Masquerading Liberal John Edwards
Political reporters think Americans are uneducated and easy to command. They think TV viewers will buy the Crayola-crayon notion that John Edwards is a Southerner, therefore he is a "moderate."
Do these people with the advanced degrees in international affairs and pancake makeup techniques really think they don't have to update their political notions beyond 1964? Any journalist who had five minutes on his hands to determine the ideology of Sen. Edwards would learn he has a lifetime American Conservative Union rating of...50? 40? Nope. Try 12. Even the liberal Americans for Democratic Action has him rated at 81 percent liberal, voting with the left four out of every five votes.
But no reporter wanted to describe Edwards as a "liberal." When the news came out, it was all hosannas. ABC's Dan Harris touted his regional appeal: "With his Southern accent and son of a mill worker biography, he may very well appeal to rural voters who the Democrats badly need." CBS reporter Byron Pitts oozed: "with a style as syrupy as Carolina sweet tea, Edwards could also help in the South." NBC's Carl Quintanilla added "John Kerry both formalized Edwards' rock star status and answered Democrats' demands too loud to ignore." They all obsessed on style, and no one wanted to assess the substance of his voting record or even his presidential campaign statements from earlier this year.
That might seem a little strange to anyone who remembers all the way back to 2000, when the addition of Dick Cheney to the Republican ticket was greeted by the media with warnings. Beware, very ideological candidate approaching! ABC's Linda Douglass said he was one of the "most conservative" members of Congress. CBS's Bill Whitaker branded Cheney as a "rock-solid conservative who manages to appeal to party moderates." On NBC, Tom Brokaw called Cheney a "hard-core Republican with stellar conservative credentials."

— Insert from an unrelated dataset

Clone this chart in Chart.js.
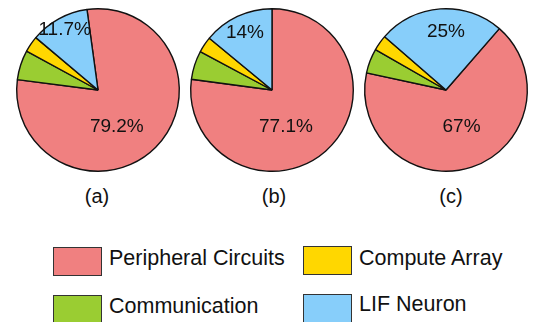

Then the TV fact-twisters went into great detail on Cheney's voting record, or at least into great exaggeration. ABC's Sam Donaldson asked him why he wouldn't vote to give more money to poor, needy senior citizens. CBS claimed he voted against releasing South Africa's Nelson Mandela from prison in the 1980s, as if Congress could have voted him out of jail. NBC went even deeper into the past, saying Cheney voted against the Equal Rights Amendment to the Constitution, that old feminist manifesto.
It's easy enough to find votes showing how the media's Edwards the "Southern moderate" sales pitch is total hooey. Sen. Edwards voted against his Senate partner Jesse Helms when he suggested schools should be denied federal funds if they kicked the Boy Scouts of America out of meeting at a school since they wouldn't allow gay scoutmasters. The gay lobby has a powerful hold on this Southerner. Sen. Edwards voted in favor of federal funds for needle-exchange programs. John couldn't just say no to drug addicts.
On abortion, try to find where Sen. Edwards feels there should be any limit to the abortion lobby's demands. He's rated 100 percent by the NARAL crowd. Partial-birth abortion? He's a solid vote for that. Punishing criminals for killing unborn children, without a woman's right to choose? He's against that. That's not murder, since it's not really a baby, apparently. (Wouldn't the litigator in Edwards prefer two victims?) He voted in favor of giving taxpayer money to schools so they could distribute "morning after" abortion pills to our kids. If it hadn't passed by a voice vote in the Senate, Edwards probably would have voted against protecting infants who are born alive in a (failed) abortion procedure. Can John Edwards be any more extreme than this?
Or take Iraq and national security. Where is the difference between Edwards and Kerry, where is the ticket "balanced"? Both Senators voted to authorize the war in 2002 and then flip-flopped to deny $87 billion in additional funds for the troops once they authorized sending them to fight. Edwards voted exactly like his liberal Massachusetts running mate. Maybe he's a fiscal conservative to balance out Kerry's tax-loving instincts? Think again. His National Taxpayer Union and Citizens Against Government Waste scores are dreadful, percentages in the teens. He voted against every Bush tax cut.
So wouldn't any journalist objectively looking at fact say Edwards is as "hard left" as Cheney was "hard right"? Yes. Instead, the use of the L-word to describe Edwards was always attributed as a desperately negative Republican attack line, not the truth. ABC's Kate Snow said Bush and Cheney were cordial to Edwards, and then "it went downhill from there," as the GOP "tore into" Edwards by accurately stating he's a liberal.
The Kerry-Edwards substance-free honeymoon on the networks shows they don't believe in balance or fairness. They'll do anything but wear donkey ears on camera to help the Democrats.